For this saw, I had to run a 220v circuit to my garage, which was handy because that also allowed me to put in a hanging electric heater. Now I can work in the shop all winter long!
My Miter Saw
Here’s another tool I use very often. Usually, it’s for crosscutting to a rough dimension, not my final cuts.
I’ve got the Craftsman 21237 10″ sliding miter saw, which I review here. It’s been a great tool for me, and I’ve had it for at least 5 years now. It’s never given me any problems.
Best Craftsman 10″ Miter Saw
Dewalt 10″ Miter Saws Reviewed
My 2-car Garage Woodshop
My Dust Evacuation
Yes, I’ve included the all-important dust collection system on my woodworking tools list. This is one of the most important features of my wood shop. And yes, it’s a garage, which I usually do call a shop, since that’s mostly all it’s used for. My wife is gracious enough to let me use up both parking slots, so we park outside in the driveway. I am a lucky man, I know it.

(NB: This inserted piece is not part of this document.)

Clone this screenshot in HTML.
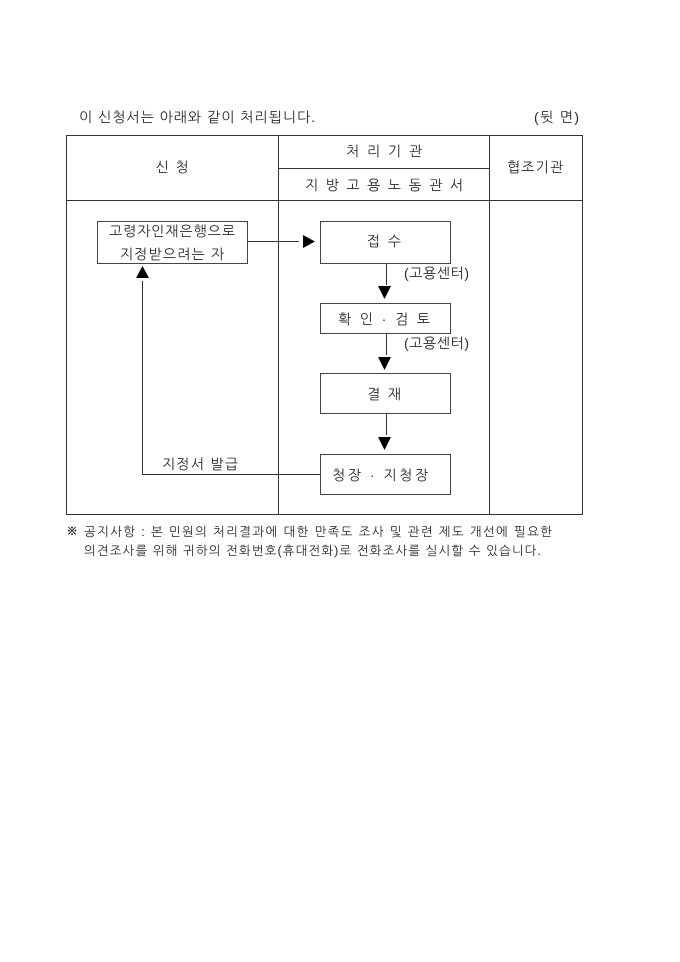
<!DOCTYPE html>
<html lang="ko">
<head>
<meta charset="utf-8">
<style>
html,body{margin:0;padding:0;background:#fff;width:680px;height:962px;overflow:hidden}
svg{display:block}
text{font-family:"Liberation Sans","NanumGothic","Noto Sans CJK KR",sans-serif;font-size:14px;fill:#2a2a2a}
.m{text-anchor:middle}
</style>
</head>
<body>
<svg width="680" height="962" viewBox="0 0 680 962" xmlns="http://www.w3.org/2000/svg">
<rect width="680" height="962" fill="#fff"/>
<text x="79" y="122" textLength="236" lengthAdjust="spacing">이 신청서는 아래와 같이 처리됩니다.</text>
<text x="534" y="122" textLength="45" lengthAdjust="spacing">(뒷 면)</text>

<g fill="none" stroke="#333" stroke-width="1">
<rect x="66.5" y="135.5" width="516" height="379"/>
<path d="M278.5 135.5V514.5M489.5 135.500V514.500M66.5 200.5H582.5M278.5 168.5H489.5"/>
</g>
<text x="172" y="172" class="m" textLength="33" lengthAdjust="spacing">신 청</text>
<text x="384" y="156" class="m" textLength="76" lengthAdjust="spacing">처 리 기 관</text>
<text x="384" y="190" class="m" textLength="158" lengthAdjust="spacing">지 방 고 용 노 동 관 서</text>
<text x="535" y="172" class="m" textLength="56" lengthAdjust="spacing">협조기관</text>

<g fill="#fff" stroke="#444" stroke-width="1">
<rect x="97.5" y="221.5" width="150" height="42"/>
<rect x="320.5" y="221.5" width="130" height="42"/>
<rect x="320.5" y="303.5" width="130" height="30"/>
<rect x="320.5" y="373.5" width="130" height="40"/>
<rect x="320.5" y="454.5" width="130" height="40"/>
</g>

<g fill="none" stroke="#333" stroke-width="1">
<path d="M247.5 241.5H299"/>
<path d="M142.500 281V474.500H320"/>
<path d="M386.500 264V285M386.500 334V355M386.500 414V435"/>
</g>
<g fill="#000">
<polygon points="303,235 303,248 315,241.500"/>
<polygon points="136,278 149,278 142.500,266"/>
<polygon points="378,286 391,286 384.500,299"/>
<polygon points="378,357 391,357 384.500,370"/>
<polygon points="378,437 391,437 384.500,450"/>
</g>

<text x="172" y="236" class="m" textLength="126" lengthAdjust="spacing">고령자인재은행으로</text>
<text x="172" y="259" class="m" textLength="104" lengthAdjust="spacing">지정받으려는 자</text>
<text x="384" y="246" class="m" textLength="34" lengthAdjust="spacing">접 수</text>
<text x="384" y="324" class="m" textLength="92" lengthAdjust="spacing">확 인 · 검 토</text>
<text x="384" y="399" class="m" textLength="34" lengthAdjust="spacing">결 재</text>
<text x="380" y="480" class="m" textLength="96" lengthAdjust="spacing">청장 · 지청장</text>
<text x="404" y="278" textLength="65" lengthAdjust="spacing">(고용센터)</text>
<text x="404" y="348" textLength="65" lengthAdjust="spacing">(고용센터)</text>
<text x="162" y="469" textLength="76" lengthAdjust="spacing">지정서 발급</text>

<text x="66" y="535" style="font-size:13px;font-weight:bold">※</text>
<text x="84" y="536" style="font-size:12.500px" textLength="468" lengthAdjust="spacing">공지사항 : 본 민원의 처리결과에 대한 만족도 조사 및 관련 제도 개선에 필요한</text>
<text x="84" y="555" style="font-size:12.500px" textLength="457" lengthAdjust="spacing">의견조사를 위해 귀하의 전화번호(휴대전화)로 전화조사를 실시할 수 있습니다.</text>
</svg>
</body>
</html>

But because it’s not a separate shop, we all walk thru it to get into the house (like any other attached garage). That means if the floors don’t stay pretty clean, the dust gets tracked into the house.
So dust evacuation is very important in my shop. I have 3 methods for dust control, each having separate purposes.

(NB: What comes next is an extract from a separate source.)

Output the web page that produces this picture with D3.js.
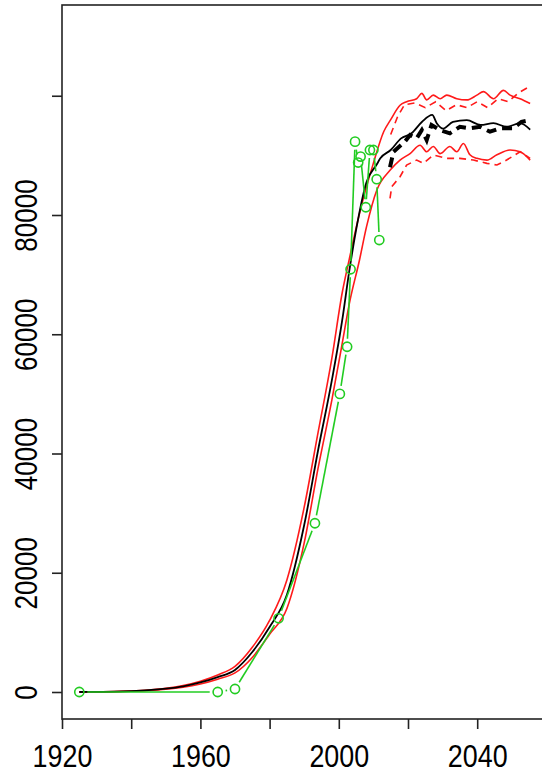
<!DOCTYPE html>
<html>
<head>
<meta charset="utf-8">
<script src="https://cdn.jsdelivr.net/npm/d3@7/dist/d3.min.js"></script>
<style>
  body { margin: 0; background: #fff; }
  svg { display: block; }
  .tick text { font-family: "Liberation Sans", Arial, sans-serif; fill: #000; }
</style>
</head>
<body>
<div id="chart"></div>
<script>
// observed values (green points, drawn R type "b")
var obsYear  = [1925, 1965, 1970, 1982.6, 1993.1, 2000.3, 2002.4, 2003.4, 2004.7, 2005.6, 2006.3, 2007.8, 2009.0, 2010.0, 2010.95, 2011.7];
var obsValue = [0, 0, 500, 12360, 28300, 50000, 57900, 70900, 92300, 88800, 89800, 81300, 90900, 90900, 86000, 75800];

// fitted curve (black solid)
var fitYear  = [1925, 1930, 1935, 1940, 1945, 1950, 1955, 1960, 1965, 1970, 1975, 1980, 1985, 1990, 1994, 1998, 2001, 2003, 2005, 2008, 2011, 2012, 2015, 2018, 2021, 2024, 2027, 2028.3, 2030.2, 2033, 2037, 2041, 2044.7, 2048.5, 2052.4, 2055.3];
var fitValue = [0, 20, 60, 150, 300, 550, 950, 1600, 2500, 3700, 6700, 10900, 16300, 28000, 40500, 52300, 62400, 70500, 77500, 85500, 88500, 89500, 90900, 92850, 93700, 95600, 96800, 95400, 94500, 95600, 95900, 95100, 95400, 94800, 95400, 94300];

// upper bound (red solid)
var upperYear  = [1925, 1930, 1935, 1940, 1945, 1950, 1955, 1960, 1965, 1970, 1975, 1980, 1985, 1990, 1994, 1998, 2001, 2003, 2006, 2010, 2013, 2015, 2017.7, 2019.6, 2022.5, 2024, 2025.4, 2027.3, 2029.3, 2031.2, 2034.1, 2037, 2039.9, 2041.8, 2044.7, 2047.6, 2049.5, 2052.4, 2055.3];
var upperValue = [0, 25, 70, 170, 340, 620, 1080, 1800, 2850, 4300, 7500, 12000, 18800, 31000, 43500, 56000, 67000, 72500, 80300, 88700, 94000, 96000, 98400, 99000, 99500, 100400, 99300, 100100, 99500, 100100, 99500, 99300, 100100, 100700, 99500, 100900, 100100, 99500, 98700];

// lower bound (red solid)
var lowerYear  = [1925, 1930, 1935, 1940, 1945, 1950, 1955, 1960, 1965, 1970, 1975, 1980, 1985, 1990, 1994, 1998, 2001, 2003, 2006, 2008, 2011, 2014.8, 2017.7, 2020.6, 2023.5, 2025.4, 2027.3, 2029.3, 2032.1, 2034.1, 2036, 2037.9, 2039.9, 2042.8, 2045.7, 2049.5, 2052.4, 2055.3];
var lowerValue = [0, 15, 45, 120, 250, 460, 800, 1350, 2150, 3200, 5800, 9700, 14000, 25000, 37500, 49000, 58500, 65000, 72500, 78000, 84200, 87500, 89200, 90300, 91700, 90600, 91500, 90300, 91500, 90600, 92000, 90100, 89500, 89200, 90100, 90900, 90600, 89200];

// projection (black thick dashed)
var projYear  = [2014.8, 2015.8, 2019.1, 2020.6, 2022.5, 2024, 2025.4, 2026.8, 2029.3, 2032.1, 2035, 2037.9, 2040.8, 2043.7, 2046.6, 2050.4, 2052.8, 2055.3];
var projValue = [88000, 90600, 92300, 93400, 92850, 94250, 92570, 95100, 94250, 93700, 94800, 94530, 94800, 93970, 94530, 94530, 95640, 95920];

// projection bounds (red dashed)
var projUpYear  = [2015, 2017, 2019, 2022, 2025, 2028, 2031, 2034, 2037, 2040, 2043, 2046, 2049, 2052, 2055];
var projUpValue = [93500, 96500, 98500, 98800, 98000, 99000, 97500, 98500, 98000, 99000, 98000, 99500, 99000, 100500, 101500];
var projLoYear  = [2014.8, 2015.3, 2017.7, 2019.6, 2022.5, 2024.4, 2027.3, 2031.2, 2035, 2038.9, 2042.8, 2045.7, 2048.5, 2052.4, 2055.3];
var projLoValue = [82800, 84750, 86420, 88380, 89220, 88660, 90060, 89500, 89500, 89220, 88660, 88380, 89220, 90610, 89500];

// ticks (R drops labels that would overlap)
var xTicks = [1920, 1940, 1960, 1980, 2000, 2020, 2040];
var xTickLabels = ["1920", "", "1960", "", "2000", "", "2040"];
var yTicks = [0, 20000, 40000, 60000, 80000, 100000];
var yTickLabels = ["0", "20000", "40000", "60000", "80000", ""];

var svgWidth = 542;
var svgHeight = 772;

var svg = d3.select("#chart")
  .append("svg")
  .attr("width", svgWidth)
  .attr("height", svgHeight);

var x = d3.scaleLinear().domain([1920, 2060]).range([62, 62 + 140 * 3.46]);
var y = d3.scaleLinear().domain([-4528, 115220]).range([719, 5]);

function pairs(xs, ys) {
  return xs.map(function(d, i) { return [d, ys[i]]; });
}

var line = d3.line()
  .x(d => x(d[0]))
  .y(d => y(d[1]));

var smooth = d3.line()
  .x(d => x(d[0]))
  .y(d => y(d[1]))
  .curve(d3.curveMonotoneX);

// red bounds
svg.append("path").attr("d", smooth(pairs(upperYear, upperValue)))
  .attr("fill", "none").attr("stroke", "#ff1a1a").attr("stroke-width", 1.6);
svg.append("path").attr("d", smooth(pairs(lowerYear, lowerValue)))
  .attr("fill", "none").attr("stroke", "#ff1a1a").attr("stroke-width", 1.6);
svg.append("path").attr("d", line(pairs(projUpYear, projUpValue)))
  .attr("fill", "none").attr("stroke", "#ff1a1a").attr("stroke-width", 1.6)
  .attr("stroke-dasharray", "7,5");
svg.append("path").attr("d", line(pairs(projLoYear, projLoValue)))
  .attr("fill", "none").attr("stroke", "#ff1a1a").attr("stroke-width", 1.6)
  .attr("stroke-dasharray", "7,5");

// black fit
svg.append("path").attr("d", smooth(pairs(fitYear, fitValue)))
  .attr("fill", "none").attr("stroke", "#000").attr("stroke-width", 1.8);
svg.append("path").attr("d", line(pairs(projYear, projValue)))
  .attr("fill", "none").attr("stroke", "#000").attr("stroke-width", 4)
  .attr("stroke-dasharray", "10,6");

// observed: segments with gaps around points
var obs = pairs(obsYear, obsValue);
var gap = 8;
var green = "#22cc22";
for (var i = 0; i < obs.length - 1; i++) {
  var x0 = x(obs[i][0]), y0 = y(obs[i][1]);
  var x1 = x(obs[i + 1][0]), y1 = y(obs[i + 1][1]);
  var len = Math.hypot(x1 - x0, y1 - y0);
  if (len <= 2 * gap) continue;
  var ux = (x1 - x0) / len, uy = (y1 - y0) / len;
  svg.append("line")
    .attr("x1", x0 + ux * gap).attr("y1", y0 + uy * gap)
    .attr("x2", x1 - ux * gap).attr("y2", y1 - uy * gap)
    .attr("stroke", green).attr("stroke-width", 1.6);
}
svg.selectAll("circle.obs")
  .data(obs)
  .enter()
  .append("circle")
  .attr("class", "obs")
  .attr("cx", d => x(d[0]))
  .attr("cy", d => y(d[1]))
  .attr("r", 4.6)
  .attr("fill", "none")
  .attr("stroke", green)
  .attr("stroke-width", 1.6);

// box
svg.append("rect")
  .attr("x", 62).attr("y", 5)
  .attr("width", 520).attr("height", 714)
  .attr("fill", "none").attr("stroke", "#222").attr("stroke-width", 1.6);

// axes
var xAxis = svg.append("g")
  .attr("transform", "translate(0, 719)")
  .call(d3.axisBottom(x).tickValues(xTicks).tickSize(10).tickFormat((d, i) => xTickLabels[i]));
xAxis.select(".domain").remove();
xAxis.selectAll(".tick line").attr("stroke", "#222").attr("stroke-width", 1.6);
xAxis.selectAll(".tick text")
  .attr("y", null).attr("dy", null)
  .attr("font-size", 32)
  .attr("transform", "translate(0, 48) scale(0.84, 1)");

var yAxis = svg.append("g")
  .attr("transform", "translate(62, 0)")
  .call(d3.axisLeft(y).tickValues(yTicks).tickSize(10).tickFormat((d, i) => yTickLabels[i]));
yAxis.select(".domain").remove();
yAxis.selectAll(".tick line").attr("stroke", "#222").attr("stroke-width", 1.6);
yAxis.selectAll(".tick text")
  .attr("x", null).attr("dy", null)
  .attr("text-anchor", "middle")
  .attr("font-size", 31)
  .attr("transform", "translate(-25, 0) rotate(-90) scale(0.84, 1)");
</script>
</body>
</html>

Small shop vac – I use this if I’m doing a lot of pocket holes, I’ll attach the small shop vac to the Kreg jig to keep the wood chips from piling up.
Shop Fox 120v dust collector – This is a blower and a filter bag. I’ve connected a long flexible 2″ shop vac hose to it. I use this for my orbital sander, router table, belt sander, spindle sander, and scroll saw.

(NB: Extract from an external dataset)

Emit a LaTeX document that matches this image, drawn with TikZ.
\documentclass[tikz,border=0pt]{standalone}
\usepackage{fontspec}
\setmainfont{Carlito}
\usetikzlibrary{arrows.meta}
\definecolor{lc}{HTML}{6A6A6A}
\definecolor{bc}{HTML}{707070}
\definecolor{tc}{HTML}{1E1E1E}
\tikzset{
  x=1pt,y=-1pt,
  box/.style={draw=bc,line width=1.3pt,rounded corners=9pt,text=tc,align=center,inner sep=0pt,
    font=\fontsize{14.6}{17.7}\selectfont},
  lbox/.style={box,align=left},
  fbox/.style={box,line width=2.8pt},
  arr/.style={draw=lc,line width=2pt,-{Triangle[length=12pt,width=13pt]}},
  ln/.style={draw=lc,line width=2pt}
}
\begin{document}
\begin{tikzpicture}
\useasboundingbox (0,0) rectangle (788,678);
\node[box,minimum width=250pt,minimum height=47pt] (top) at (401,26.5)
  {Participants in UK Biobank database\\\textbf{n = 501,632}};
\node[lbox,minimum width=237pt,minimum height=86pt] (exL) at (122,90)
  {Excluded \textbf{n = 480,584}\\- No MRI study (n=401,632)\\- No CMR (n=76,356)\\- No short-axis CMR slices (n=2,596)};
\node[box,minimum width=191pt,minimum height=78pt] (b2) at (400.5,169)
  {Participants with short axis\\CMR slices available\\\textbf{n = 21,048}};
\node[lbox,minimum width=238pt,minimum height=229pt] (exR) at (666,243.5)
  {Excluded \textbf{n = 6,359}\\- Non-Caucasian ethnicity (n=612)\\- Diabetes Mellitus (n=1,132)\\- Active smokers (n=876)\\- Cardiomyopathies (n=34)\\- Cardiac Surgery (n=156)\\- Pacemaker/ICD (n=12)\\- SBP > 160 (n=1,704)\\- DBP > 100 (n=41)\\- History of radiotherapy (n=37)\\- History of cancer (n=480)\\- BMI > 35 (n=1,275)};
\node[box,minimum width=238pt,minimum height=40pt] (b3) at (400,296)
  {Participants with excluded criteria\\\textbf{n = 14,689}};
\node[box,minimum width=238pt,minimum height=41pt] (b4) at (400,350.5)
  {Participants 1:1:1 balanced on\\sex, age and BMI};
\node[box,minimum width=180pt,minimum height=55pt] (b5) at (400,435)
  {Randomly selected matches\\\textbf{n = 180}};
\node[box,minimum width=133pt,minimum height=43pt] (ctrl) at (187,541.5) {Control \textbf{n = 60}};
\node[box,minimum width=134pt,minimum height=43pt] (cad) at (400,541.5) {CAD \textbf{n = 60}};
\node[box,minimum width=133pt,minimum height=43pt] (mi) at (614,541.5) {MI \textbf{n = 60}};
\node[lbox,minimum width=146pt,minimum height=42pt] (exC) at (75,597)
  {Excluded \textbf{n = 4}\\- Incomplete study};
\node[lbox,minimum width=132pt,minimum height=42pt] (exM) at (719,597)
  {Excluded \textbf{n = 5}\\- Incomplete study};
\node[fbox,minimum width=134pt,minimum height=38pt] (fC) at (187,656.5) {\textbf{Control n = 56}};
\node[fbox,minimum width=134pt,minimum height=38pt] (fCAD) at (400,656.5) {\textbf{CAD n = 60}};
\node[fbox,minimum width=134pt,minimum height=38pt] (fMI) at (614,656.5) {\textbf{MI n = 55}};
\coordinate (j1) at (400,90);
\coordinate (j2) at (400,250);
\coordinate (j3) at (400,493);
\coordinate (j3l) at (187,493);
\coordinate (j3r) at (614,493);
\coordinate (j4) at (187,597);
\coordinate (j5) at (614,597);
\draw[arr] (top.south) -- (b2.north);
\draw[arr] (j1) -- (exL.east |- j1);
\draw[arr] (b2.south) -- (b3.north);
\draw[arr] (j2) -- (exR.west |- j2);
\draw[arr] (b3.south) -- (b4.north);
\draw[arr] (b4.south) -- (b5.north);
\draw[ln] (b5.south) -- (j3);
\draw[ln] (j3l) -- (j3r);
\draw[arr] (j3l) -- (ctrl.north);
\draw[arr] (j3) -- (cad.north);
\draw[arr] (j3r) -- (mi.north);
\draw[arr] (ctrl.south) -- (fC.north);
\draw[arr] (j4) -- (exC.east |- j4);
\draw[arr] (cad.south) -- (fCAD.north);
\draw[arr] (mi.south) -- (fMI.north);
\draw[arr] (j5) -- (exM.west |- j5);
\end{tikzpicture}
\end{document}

Delta 120v dust collector – This is a blower with a filter bag plus a plastic lower bag to hold the larger wood chips and dust. This is hooked to a y-splitter, each 4″ run from there has a 4″ blast gate. One run goes to the miter saw dust box, the other runs to the dust port on the back of my table saw. This dust collector I have on a remote switch that I hang on a Carabiner on my belt loop. That way when I’m working on the table saw or miter saw, I can turn it on and off from anywhere in the shop.